The one thing that is amusing, to me, about The Shining, is how creepy and ultimately scary it is to so many people. Perhaps it’s the madness a writer lives with inside their own personal thoughts that keeps them from being too freaked out, or maybe I’m one of those individuals that doesn’t scare easily, but the movie was great, though not so insanely scary that it might cause nightmares. Ewan McGregor on the other hand didn’t watch the movie until he was an adult, but as Kevin Burwick of MovieWeb tells it the matter had more to do with John Carpenter than Stanley Kubrick. It sounds as though Ewan was shown the movie Halloween when he was just a teenager and the experience unnerved him so badly that he quickly figured that horror movies weren’t for him at that point. That’s fair, I recall being shown the third installment of A Nightmare on Elm Street back in the third grade, so it’s easy to sympathize. But still, this movie is something that a lot of people have spoken of as true nightmare fuel, though in all honesty it’s more of a visceral scare, as it was one of those that kicked off the 80s as horror began to shift. There were plenty of visual scares, as the decaying old woman in the room is an image that’s hard to lose, but the Overlook was a place of subtle terror, and not quite as violent as say IT, or Cujo, or several other Stephen King stories.

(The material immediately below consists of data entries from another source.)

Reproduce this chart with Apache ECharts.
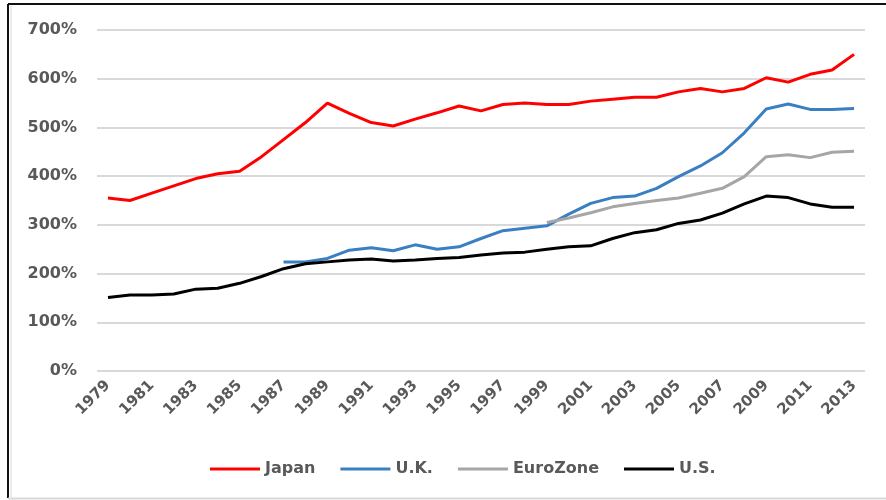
<!DOCTYPE html>
<html>
<head>
<meta charset="utf-8">
<script src="https://cdn.jsdelivr.net/npm/echarts@6/dist/echarts.min.js"></script>
<style>
    html, body { margin: 0; padding: 0; background: #fff; }
    #chart { width: 886px; height: 500px; }
</style>
</head>
<body>
<div id="chart"></div>
<script>
    // years on the category axis
    const years = [];
    for (let y = 1979; y <= 2013; y++) years.push(String(y));

    // values, in percent
    const japan = [355, 350, 365, 380, 395, 405, 410, 440, 475, 510, 550, 529, 510, 503, 517, 530, 544, 534, 547, 550, 547, 547,
                   554, 558, 562, 562, 573, 580, 573, 580, 602, 593, 609, 618, 650];
    const uk = [null, null, null, null, null, null, null, null, 224, 224, 231, 248, 253, 247, 259, 250, 255, 272, 288, 293, 298, 322,
                344, 356, 359, 375, 399, 421, 448, 489, 538, 548, 537, 537, 539];
    const euroZone = [null, null, null, null, null, null, null, null, null, null, null, null, null, null, null, null, null, null, null, null, 305, 314,
                      325, 337, 344, 350, 355, 365, 375, 399, 440, 444, 438, 449, 451];
    const us = [151, 156, 156, 158, 168, 170, 180, 194, 210, 220, 224, 228, 230, 226, 228, 231, 233, 238, 242, 244, 250, 255,
                257, 272, 284, 290, 303, 310, 324, 343, 359, 356, 343, 336, 336];

    const seriesNames = ['Japan', 'U.K.', 'EuroZone', 'U.S.'];
    const seriesColors = ['#ff0000', '#3a7fc1', '#a6a6a6', '#000000'];
    const seriesValues = [japan, uk, euroZone, us];

    const font = 'DejaVu Sans';
    const textGray = '#595959';

    const chart = echarts.init(document.getElementById('chart'), null, { renderer: 'canvas' });

    const option = {
        animation: false,
        backgroundColor: '#fff',
        grid: { left: 97, right: 21, top: 30, bottom: 129, containLabel: false },
        legend: {
            left: 205,
            top: 456,
            icon: 'rect',
            itemWidth: 50,
            itemHeight: 3,
            itemGap: 25,
            textStyle: { fontFamily: font, fontWeight: 'bold', fontSize: 16, color: textGray },
            data: seriesNames
        },
        xAxis: {
            type: 'category',
            data: years,
            boundaryGap: true,
            axisLine: { show: false },
            axisTick: { show: false },
            axisLabel: {
                interval: 1,
                rotate: 45,
                margin: 12,
                fontFamily: font,
                fontWeight: 'bold',
                fontSize: 15,
                color: textGray
            }
        },
        yAxis: {
            type: 'value',
            min: 0,
            max: 700,
            interval: 100,
            axisLine: { show: false },
            axisTick: { show: false },
            axisLabel: {
                formatter: '{value}%',
                margin: 20,
                fontFamily: font,
                fontWeight: 'bold',
                fontSize: 16,
                color: textGray
            },
            splitLine: { lineStyle: { color: '#d9d9d9', width: 2 } }
        },
        series: seriesNames.map((name, i) => ({
            name: name,
            type: 'line',
            data: seriesValues[i],
            showSymbol: false,
            connectNulls: false,
            lineStyle: { color: seriesColors[i], width: 3 },
            itemStyle: { color: seriesColors[i] }
        })),
        graphic: [
            // frame around the chart area (left and top dark, bottom light)
            { type: 'line', shape: { x1: 8, y1: 4, x2: 8, y2: 498 }, style: { stroke: '#111', lineWidth: 2 } },
            { type: 'line', shape: { x1: 8, y1: 4, x2: 886, y2: 4 }, style: { stroke: '#111', lineWidth: 2 } },
            { type: 'line', shape: { x1: 11, y1: 6, x2: 11, y2: 497 }, style: { stroke: '#d9d9d9', lineWidth: 1 } },
            { type: 'line', shape: { x1: 8, y1: 498.5, x2: 886, y2: 498.5 }, style: { stroke: '#d9d9d9', lineWidth: 2 } }
        ]
    };

    chart.setOption(option);
</script>
</body>
</html>
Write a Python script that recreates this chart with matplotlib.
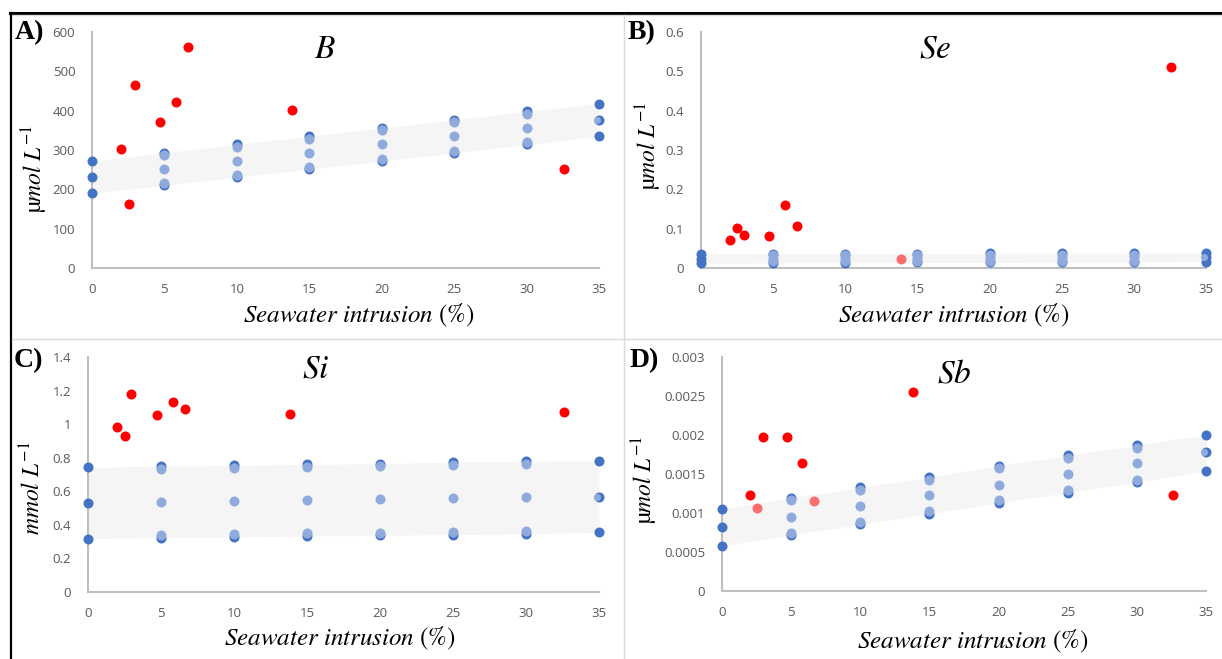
import numpy as np
import matplotlib
matplotlib.use('Agg')
import matplotlib.pyplot as plt
from matplotlib import transforms
from matplotlib.ticker import FuncFormatter

plt.rcParams['mathtext.fontset'] = 'stix'

W, H = 1222, 659

# ---- data ----
mix = [0, 5, 10, 15, 20, 25, 30, 35]                      # seawater intrusion %
red_x = [2.0, 2.52, 2.96, 4.72, 5.8, 6.64, 13.83, 32.6]  # samples

B_hi = [272, 293, 314, 335, 356, 377, 398, 418]
B_mid = [231, 252, 273, 293, 314, 335, 356, 376]
B_lo = [190, 210, 231, 251, 272, 292, 314, 335]
B_red = [302, 163, 465, 370, 421, 561, 402, 252]

Se_hi = [0.036, 0.036, 0.036, 0.036, 0.037, 0.038, 0.038, 0.039]
Se_mid = [0.024, 0.024, 0.025, 0.025, 0.026, 0.026, 0.027, 0.027]
Se_lo = [0.012, 0.013, 0.013, 0.014, 0.014, 0.015, 0.015, 0.016]
Se_red = [0.070, 0.102, 0.083, 0.082, 0.161, 0.107, 0.022, 0.510]

Si_hi = [0.742, 0.750, 0.754, 0.760, 0.764, 0.774, 0.779, 0.783]
Si_mid = [0.533, 0.539, 0.543, 0.549, 0.553, 0.559, 0.563, 0.567]
Si_lo = [0.318, 0.324, 0.328, 0.334, 0.338, 0.342, 0.346, 0.356]
Si_red = [0.982, 0.931, 1.179, 1.054, 1.129, 1.090, 1.060, 1.074]

Sb_hi = [0.001057, 0.001194, 0.001327, 0.001459, 0.001605, 0.001738, 0.001870, 0.002003]
Sb_mid = [0.000817, 0.000954, 0.001087, 0.001233, 0.001365, 0.001498, 0.001635, 0.001776]
Sb_lo = [0.000582, 0.000715, 0.000856, 0.000993, 0.001130, 0.001262, 0.001395, 0.001541]
Sb_red = [0.001233, 0.001066, 0.001973, 0.001973, 0.001643, 0.001151, 0.002546, 0.001233]

DARK = '#4472C4'
LIGHT = '#8FAADC'
BAND = '#F5F5F5'
GRID = '#BFBFBF'
TXT = '#595959'


def px(x, y):
    return x / W, 1 - y / H


def box(x0, y0, x1, y1):
    return [x0 / W, 1 - y1 / H, (x1 - x0) / W, (y1 - y0) / H]


fig = plt.figure(figsize=(W / 100, H / 100), dpi=100)

# frame lines
fig.add_artist(plt.Line2D([10 / W, 1], [1 - 13 / H] * 2, color='black', lw=2.2))
fig.add_artist(plt.Line2D([10 / W, 1], [1 - 15 / H] * 2, color='#DDDDDD', lw=1))
fig.add_artist(plt.Line2D([10.5 / W] * 2, [0, 1 - 13 / H], color='black', lw=1.6))
fig.add_artist(plt.Line2D([624 / W] * 2, [0, 1 - 15 / H], color='#DADADA', lw=1))
fig.add_artist(plt.Line2D([12 / W, 1], [1 - 339 / H] * 2, color='#DADADA', lw=1))

panels = [
    dict(hi=B_hi, mid=B_mid, lo=B_lo, red=B_red, faded=[], ymax=600, ystep=100,
         box=box(92, 32, 599, 268), title='B', tpos=(0.46, 0.932),
         tag='A)', tagpos=(15, 20), ylab='µ$\\mathit{mol}\\ L^{-1}$', ylpos=(35, 169),
         xlpos=(359, 315), off=2.5),
    dict(hi=Se_hi, mid=Se_mid, lo=Se_lo, red=Se_red, faded=[6], ymax=0.6, ystep=0.1,
         box=box(701, 32, 1206, 268), title='Se', tpos=(0.463, 0.932),
         tag='B)', tagpos=(628, 20), ylab='µ$\\mathit{mol}\\ L^{-1}$', ylpos=(649, 146),
         xlpos=(954, 315), off=1.5),
    dict(hi=Si_hi, mid=Si_mid, lo=Si_lo, red=Si_red, faded=[], ymax=1.4, ystep=0.2,
         box=box(88, 357, 599, 592), title='Si', tpos=(0.446, 0.953),
         tag='C)', tagpos=(14, 348), ylab='$\\mathit{mmol}\\ L^{-1}$', ylpos=(33, 488),
         xlpos=(340, 638), off=2.5),
    dict(hi=Sb_hi, mid=Sb_mid, lo=Sb_lo, red=Sb_red, faded=[1, 5], ymax=0.003, ystep=0.0005,
         box=box(722, 357, 1206, 591), title='Sb', tpos=(0.479, 0.932),
         tag='D)', tagpos=(630, 348), ylab='µ$\\mathit{mol}\\ L^{-1}$', ylpos=(645, 480),
         xlpos=(973, 641), off=2.5),
]

ms = 52
for p in panels:
    ax = fig.add_axes(p['box'])
    ax.set_xlim(0, 35)
    ax.set_ylim(0, p['ymax'])
    ax.set_xticks(mix)
    ax.set_yticks(np.arange(0, p['ymax'] + p['ystep'] / 2, p['ystep']))
    ax.yaxis.set_major_formatter(FuncFormatter(lambda v, pos: '{:g}'.format(round(v, 6))))
    for s in ['top', 'right']:
        ax.spines[s].set_visible(False)
    for s in ['left', 'bottom']:
        ax.spines[s].set_color(GRID)
        ax.spines[s].set_linewidth(1.5)
    ax.tick_params(length=0, labelsize=9.5, labelcolor=TXT, pad=11)
    ax.tick_params(axis='y', pad=12)
    for lab in ax.get_xticklabels() + ax.get_yticklabels():
        lab.set_family('Open Sans')
    ax.patch.set_alpha(0)

    ax.fill_between(mix, p['lo'], p['hi'], color=BAND, lw=0, zorder=1)

    down = transforms.offset_copy(ax.transData, fig=fig, x=0, y=-p['off'], units='dots')
    up = transforms.offset_copy(ax.transData, fig=fig, x=0, y=p['off'], units='dots')

    ax.scatter(mix, p['hi'], s=ms, color=DARK, lw=0, zorder=3, clip_on=False)
    ax.scatter(mix, p['lo'], s=ms, color=DARK, lw=0, zorder=3, clip_on=False)
    ax.scatter([mix[0], mix[-1]], [p['mid'][0], p['mid'][-1]], s=ms, color=DARK, lw=0,
               zorder=3, clip_on=False)
    ax.scatter(mix[1:-1], p['hi'][1:-1], s=ms, color=LIGHT, lw=0, zorder=4, transform=down)
    ax.scatter(mix[1:-1], p['mid'][1:-1], s=ms, color=LIGHT, lw=0, zorder=4)
    ax.scatter(mix[1:-1], p['lo'][1:-1], s=ms, color=LIGHT, lw=0, zorder=4, transform=up)
    ax.scatter([mix[-1]], [p['mid'][-1]], s=ms * 0.5, color=LIGHT, lw=0, zorder=4,
               clip_on=False, transform=transforms.offset_copy(ax.transData, fig=fig, x=-2, y=0, units='dots'))

    solid = [i for i in range(len(red_x)) if i not in p['faded']]
    ax.scatter([red_x[i] for i in solid], [p['red'][i] for i in solid], s=ms,
               color='#FF0000', lw=0, zorder=5, clip_on=False)
    if p['faded']:
        ax.scatter([red_x[i] for i in p['faded']], [p['red'][i] for i in p['faded']], s=ms,
                   color='#FF0000', alpha=0.55, lw=0, zorder=5)

    ax.text(p['tpos'][0], p['tpos'][1], '$\\mathit{%s}$' % p['title'], transform=ax.transAxes,
            ha='center', va='center', fontsize=24)

    fig.text(*px(*p['tagpos']), p['tag'], family='Liberation Serif', weight='bold',
             fontsize=20, ha='left', va='top')
    fig.text(*px(*p['ylpos']), p['ylab'], family='STIXGeneral', fontsize=17,
             rotation=90, ha='center', va='center')
    fig.text(*px(*p['xlpos']), '$\\mathit{Seawater\\ intrusion}\\ \\mathrm{(\\%)}$',
             fontsize=18, ha='center', va='center')

fig.savefig('out.png', dpi=100)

It’s ironic now that after all this time of not watching the movie that Ewan would take on the role of Danny Torrance, the son of the main antagonist in The Shining. It’s even been established that Danny is playing the part of an alcoholic that eventually kicks the habit. This unfortunately mirrors Ewan’s real life since he too had to stop after a while in order to preserve his career. It would seem that a great number of celebrities in different walks of life have nasty habits that develop either before they get famous or not long after, but the luckiest among them learn how to curb such tendencies or eliminate them entirely. With the character of Danny however one can imagine that he has a very good reason to want to drown out the world since the Shining, the hidden talent that Danny has had since he was a young boy, could possibly be something that might tear at a person no matter how badly they try to resist. Some might argue that it could be genetic in Danny’s case since his father Jack was a recovering alcoholic that dropped off the wagon hard once the family reached the Overlook and he was given enough time to really peer around.
If you stop and think about the horrors that Danny witnessed when he was young, and the fact that the Shining likely didn’t just go away when it was already so strong when he was young, you might get the feeling that he would do anything to drown it out if even for a little while. That kind of talent would come with a very heavy price, and a great deal of trouble for a young man growing up. On top of that his mother was never that stable of a character as was seen in the movie, so it would seem that Danny might have been on his own after a while even if she’d found a way to cope. The story does see Danny enjoy some peace for a short time, but as we all know by now with Stephen King stories the best part is that once the peace settles in for a while the monsters come out to play, always intent on breaking up what little bit of happiness anyone has found with the intention of wrecking every last happy thought that there is to be had. The True Knot, empty and soulless immortal beings that need the essence of those that are like Danny, are the monsters that need to feed continually to simply survive, and in this coming movie they’re that inexplicable force that doesn’t stop, doesn’t slow down, and doesn’t care who’s in their way when they come seeking a target. They’re the perfect villains for the story since they represent an insidious type of chaos that is fully prepared to break down and destroy anything and anyone that they feel the need to eliminate.
With only a few days to go until the movie is released fans have every right to get anxious about how it’s going to go. So far the expectations are high, and after having read the book it’s easy to see how. Just a word of caution though, go in expecting to be entertained, nothing more and nothing less.